The second unofficial council may be called the para-council. Here the Jesuit said he was borrowing the phrase of the great theologian, Henri de Lubac, later named a cardinal for his pains. Now in the liquid lunches of this latter species of convocation lies the true origin of the phrase "the spirit of Vatican II". This was the "council of the Spirit" run in the bars and trattorias around Rome while the real council was going on, and it was convoked by people working in the media, attended by clergy of local prominence and other experts in some relevant field like liturgical demolition. All these had one thing in common: they wished
to see a revolution in Catholicism, a kind of year zero before which all was corrupt and unreliable and after which all was to be refashioned according to an agenda of their own creation. The sentiment is ably and inimitably expressed by the Scottish priest I referred to earlier when he said on TV recently: "I think the best thing would be for the Church to die and the rise again, like Christ. Its present structure and machinery has to end." Malcontents, be they Lefebvrists or spiritans, usually arrive at the same conclusions. The Para-council spiritans are not really interested in Classical Christianity what they look forward to is the kind of world envisaged by John Lennon in his song Imagine: "Imagine there's no heaven/ No religion too" in substance then a world bereft of the reign of the First Commandment. When an atheist friend of mine called Prava feels a rush of explicit faith coming on, it is Lennon that she puts on the CD. And it has to be said that Imagine was regarded as the manifesto of Seventies reformers, A chorus of para-council theologians has been assailing the people of God for 30 years now with what the council should have said. They announced Year One of the true Christianity that had been betrayed for the previous 20 centuries. Now taking over a parish say, after a para-council
ideologue has had his or her runaround is frequently like being asked to preach Judaism at the headquarters of the SS. One bishop's secretary, renowned for his diplomacy, was told to move to a certain parish which had been dominated for 20 years by a para-council presider (they don't like being called priests) and was given two books to introduce to the parish the Roman Missal and the Lectionary! The able secretary told me that what the people of God had been privileged (forced) to accept was "creative liturgy" (cubic exercises in egotism), "spontaneous testimonies" (how I became a saint in 24 hours), "demolition spirituality" (let me tell you why we have ruined the church your grandparents paid for), readings from the prophet Gibran (or how we can soothe the pain of a Christian upbringing), excerpts from the diary of Geri Spice (or why I am no longer a chico latino) and Eucharistic elements sponsored by Wonderloaf all these are the hallmarks of the para-council.

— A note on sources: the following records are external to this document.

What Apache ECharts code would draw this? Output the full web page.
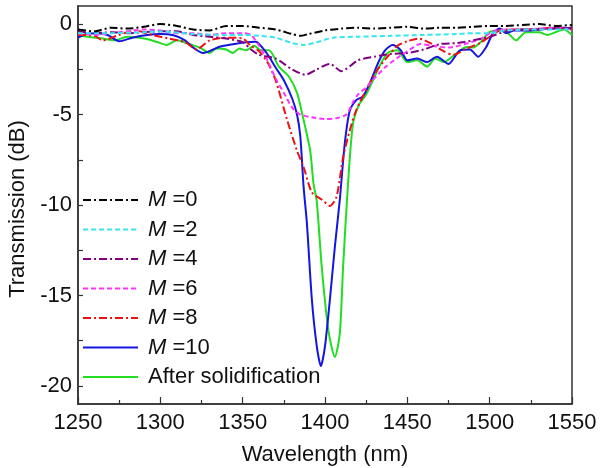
<!DOCTYPE html>
<html>
<head>
<meta charset="utf-8">
<script src="https://cdn.jsdelivr.net/npm/echarts@6/dist/echarts.min.js"></script>
<style>html,body{margin:0;padding:0;background:#fff}#c{width:600px;height:468px}</style>
</head>
<body>
<div id="c"></div>
<script>
// Series names
const seriesNames = ['M=0', 'M=2', 'M=4', 'M=6', 'M=8', 'M=10', 'After solidification'];

// M = 0
const wlM0 = [1250,1260,1270,1280,1290,1300,1310,1320,1330,1340,1350,1360,1370,1380,1385,1390,1400,1410,1420,1430,1440,1450,1460,1470,1480,1490,1500,1510,1520,1530,1540,1550];
const trM0 = [-0.3,-0.4,-0.2,-0.25,-0.15,0.0,-0.1,-0.3,-0.35,-0.1,-0.1,-0.2,-0.3,-0.55,-0.65,-0.55,-0.35,-0.25,-0.2,-0.25,-0.2,-0.15,-0.25,-0.2,-0.2,-0.15,-0.1,-0.1,-0.05,0.0,-0.1,-0.05];

// M = 2
const wlM2 = [1250,1270,1290,1300,1320,1340,1350,1360,1370,1380,1387,1395,1405,1420,1440,1460,1480,1490,1500,1510,1530,1550];
const trM2 = [-0.5,-0.5,-0.45,-0.4,-0.55,-0.6,-0.6,-0.65,-0.75,-1.05,-1.15,-1.0,-0.75,-0.7,-0.65,-0.6,-0.55,-0.5,-0.5,-0.35,-0.3,-0.3];

// M = 4
const wlM4 = [1250,1260,1270,1280,1290,1300,1310,1320,1330,1340,1350,1355,1360,1370,1380,1388,1395,1403,1410,1420,1430,1440,1450,1460,1470,1480,1490,1500,1510,1520,1530,1540,1550];
const trM4 = [-0.4,-0.5,-0.45,-0.5,-0.45,-0.4,-0.4,-0.6,-0.7,-0.8,-1.0,-1.4,-1.7,-1.9,-2.5,-2.8,-2.5,-2.2,-2.6,-2.0,-1.8,-1.65,-1.6,-1.4,-1.1,-1.05,-0.9,-0.7,-0.4,-0.3,-0.3,-0.25,-0.2];

// M = 6
const wlM6 = [1250,1260,1270,1280,1290,1300,1310,1320,1330,1340,1350,1355,1360,1365,1370,1375,1380,1385,1392,1400,1407,1413,1417,1420,1425,1430,1437,1445,1450,1458,1465,1475,1485,1495,1502,1510,1520,1530,1540,1550];
const trM6 = [-0.5,-0.6,-0.5,-0.4,-0.3,-0.35,-0.5,-0.5,-0.6,-0.5,-0.5,-0.6,-1.2,-2.0,-3.0,-3.8,-4.6,-5.0,-5.15,-5.25,-5.2,-5.0,-4.3,-3.9,-3.5,-3.0,-2.35,-1.8,-1.5,-1.1,-1.2,-1.3,-1.1,-0.8,-0.4,-0.3,-0.3,-0.25,-0.2,-0.3];

// M = 8
const wlM8 = [1250,1260,1265,1275,1285,1295,1305,1315,1322,1330,1340,1350,1355,1360,1365,1370,1377,1383,1387,1392,1398,1403,1407,1411,1415,1419,1427,1432,1438,1444,1450,1457,1465,1472,1478,1485,1494,1500,1508,1520,1530,1540,1550];
const trM8 = [-0.6,-0.65,-0.9,-0.6,-0.35,-0.6,-0.8,-1.0,-1.4,-0.9,-0.75,-0.8,-1.2,-1.5,-2.1,-3.1,-5.3,-7.0,-7.9,-9.3,-9.7,-10.05,-9.55,-7.35,-5.9,-4.75,-3.3,-2.5,-1.8,-1.2,-0.95,-0.8,-1.1,-1.5,-1.7,-1.4,-1.05,-0.7,-0.3,-0.3,-0.25,-0.2,-0.3];

// M = 10
const wlM10 = [1250,1255,1262,1268,1275,1283,1292,1300,1308,1315,1320,1326,1336,1345,1352,1358,1362,1366,1370,1375,1380,1383,1385,1387,1389,1392,1395,1397.5,1400,1403,1406,1409,1412,1415,1419,1423,1427,1433,1437,1441,1446,1450,1456,1462,1468,1475,1482,1488,1493,1498,1502,1506,1510,1515,1525,1535,1545,1550];
const trM10 = [-0.75,-0.55,-0.5,-0.6,-0.95,-0.75,-0.6,-0.55,-0.62,-0.9,-1.3,-1.6,-1.25,-1.1,-1.0,-0.97,-1.3,-1.8,-2.4,-3.1,-4.1,-5.0,-6.2,-9.0,-11.0,-15.2,-17.8,-18.9,-17.8,-15.2,-12.3,-9.7,-6.6,-4.8,-4.2,-4.0,-3.3,-2.0,-1.4,-1.16,-1.45,-2.0,-1.9,-2.1,-1.8,-2.2,-1.45,-1.4,-1.8,-1.25,-0.5,-0.25,-0.5,-0.35,-0.35,-0.25,-0.2,-0.25];

// After solidification
const wlAS = [1250,1256,1265,1272,1280,1287,1293,1300,1304,1310,1316,1324,1330,1334,1340,1344,1348,1352,1357,1361,1366,1372,1378,1383,1386.5,1391,1393,1395,1398,1402,1406,1409,1411,1414,1417,1421,1425,1433,1438,1444,1450,1456,1462,1467,1472,1480,1486,1490,1494,1500,1506,1511,1516,1522,1530,1535,1540,1545,1550];
const trAS = [-0.6,-0.7,-0.8,-0.9,-0.7,-0.75,-0.85,-1.05,-1.15,-0.9,-1.05,-1.3,-1.6,-1.35,-1.4,-1.6,-1.35,-1.45,-1.2,-1.45,-1.45,-2.35,-2.9,-3.8,-5.1,-7.0,-8.8,-9.8,-13.4,-16.9,-18.4,-17.1,-13.4,-8.8,-5.5,-4.4,-3.9,-2.35,-1.6,-1.45,-2.1,-2.0,-2.35,-1.9,-2.1,-1.6,-1.27,-1.3,-1.05,-0.43,-0.35,-0.5,-0.9,-0.45,-0.45,-0.6,-0.45,-0.3,-0.6];

// Axis ticks
const xTicks = [1250,1300,1350,1400,1450,1500,1550];
const yLabels = [0,-5,-10,-15,-20];
const yTicks = [0,-2.5,-5,-7.5,-10,-12.5,-15,-17.5,-20];

const wls = [wlM0, wlM2, wlM4, wlM6, wlM8, wlM10, wlAS];
const trs = [trM0, trM2, trM4, trM6, trM8, trM10, trAS];
const colors = ['#000000', '#33e6f0', '#800080', '#ff33ff', '#ee1111', '#1515e0', '#22dd22'];
const dashes = [[8,3,2,3], [5,3], [8,3,2,3], [5,3], [8,3,2,3], 'solid', 'solid'];

const FONT = 'Liberation Sans, Arial, sans-serif';
const FS = 22;

const series = seriesNames.map((n, i) => ({
  name: n,
  type: 'line',
  data: wls[i].map((w, j) => [w, trs[i][j]]),
  showSymbol: false,
  symbol: 'circle',
  smooth: 0.25,
  lineStyle: { color: colors[i], width: 2, type: dashes[i] },
  itemStyle: { color: colors[i] },
  z: 10 - i
}));

const chart = echarts.init(document.getElementById('c'), null, { renderer: 'canvas' });
chart.setOption({
  backgroundColor: '#fff',
  animation: false,
  grid: { left: 78, right: 28, top: 6, bottom: 64, containLabel: false, outerBoundsMode: 'none', show: true, borderColor: '#333', borderWidth: 1.5, backgroundColor: 'transparent' },
  legend: {
    orient: 'vertical',
    left: 77,
    top: 184,
    itemWidth: 55,
    itemHeight: 14,
    itemGap: 7.5,
    data: seriesNames,
    itemStyle: { opacity: 0 },
    formatter: function (name) {
      if (name.indexOf('M=') === 0) return '{i|M}{n| =' + name.slice(2) + '}';
      return '{n|' + name + '}';
    },
    textStyle: {
      fontFamily: FONT, fontSize: FS, color: '#111', lineHeight: 22, padding: [0, 0, 0, 5],
      rich: {
        i: { fontFamily: FONT, fontSize: FS, fontStyle: 'italic', color: '#111', lineHeight: 22 },
        n: { fontFamily: FONT, fontSize: FS, color: '#111', lineHeight: 22 }
      }
    }
  },
  xAxis: {
    type: 'value', min: 1250, max: 1550, interval: 50,
    name: 'Wavelength (nm)', nameLocation: 'middle', nameGap: 40,
    nameTextStyle: { fontFamily: FONT, fontSize: FS, color: '#111' },
    axisLine: { show: true, onZero: false, lineStyle: { color: '#333', width: 1.5 } },
    axisTick: { show: true, inside: true, length: 7, lineStyle: { color: '#333', width: 1.2 } },
    minorTick: { show: true, splitNumber: 2, length: 4, lineStyle: { color: '#333', width: 1.2 } },
    axisLabel: { fontFamily: FONT, fontSize: FS, color: '#111', margin: 8, customValues: xTicks, formatter: v => String(v) },
    splitLine: { show: false }
  },
  yAxis: {
    type: 'value', min: -21, max: 1,
    name: 'Transmission (dB)', nameLocation: 'middle', nameGap: 49,
    nameTextStyle: { fontFamily: FONT, fontSize: FS, color: '#111', padding: [0, 8, 0, 0] },
    axisLine: { show: true, onZero: false, lineStyle: { color: '#333', width: 1.5 } },
    axisTick: { show: true, inside: true, length: 5, lineStyle: { color: '#333', width: 1.2 }, customValues: yTicks },
    axisLabel: { fontFamily: FONT, fontSize: FS, color: '#111', margin: 6, customValues: yLabels, formatter: v => String(v) },
    splitLine: { show: false }
  },
  series: series
});
</script>
</body>
</html>
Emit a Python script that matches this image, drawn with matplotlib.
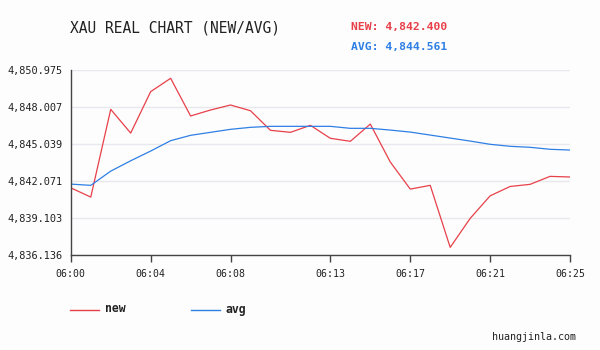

Despite poor credentials, theologians of the para-council are always granted a simpering hearing by gushing journalists in the modern media. Hans Kung is a case in point. The question that remains is which council will prevail in time? We don't know. All we can say is that the fruits of one are sterile (they produce no vocations and inspire no young people) but the fruits of the other are seen in the movements. Our faith tells us that the true council will prevail of course, but the reader should be aware that he may well have to wade through the debris left by other para-council presiders in the parishes of these Isles for a little while to come. The "spirit of Vatican II" is a legitimate phrase in itself but when the reader hears it, he is perfectly within his rights to question its user as to his or her sources in Vatican 11. If they can't furnish a text of Vatican II, they can't claim the spirit of Vatican II.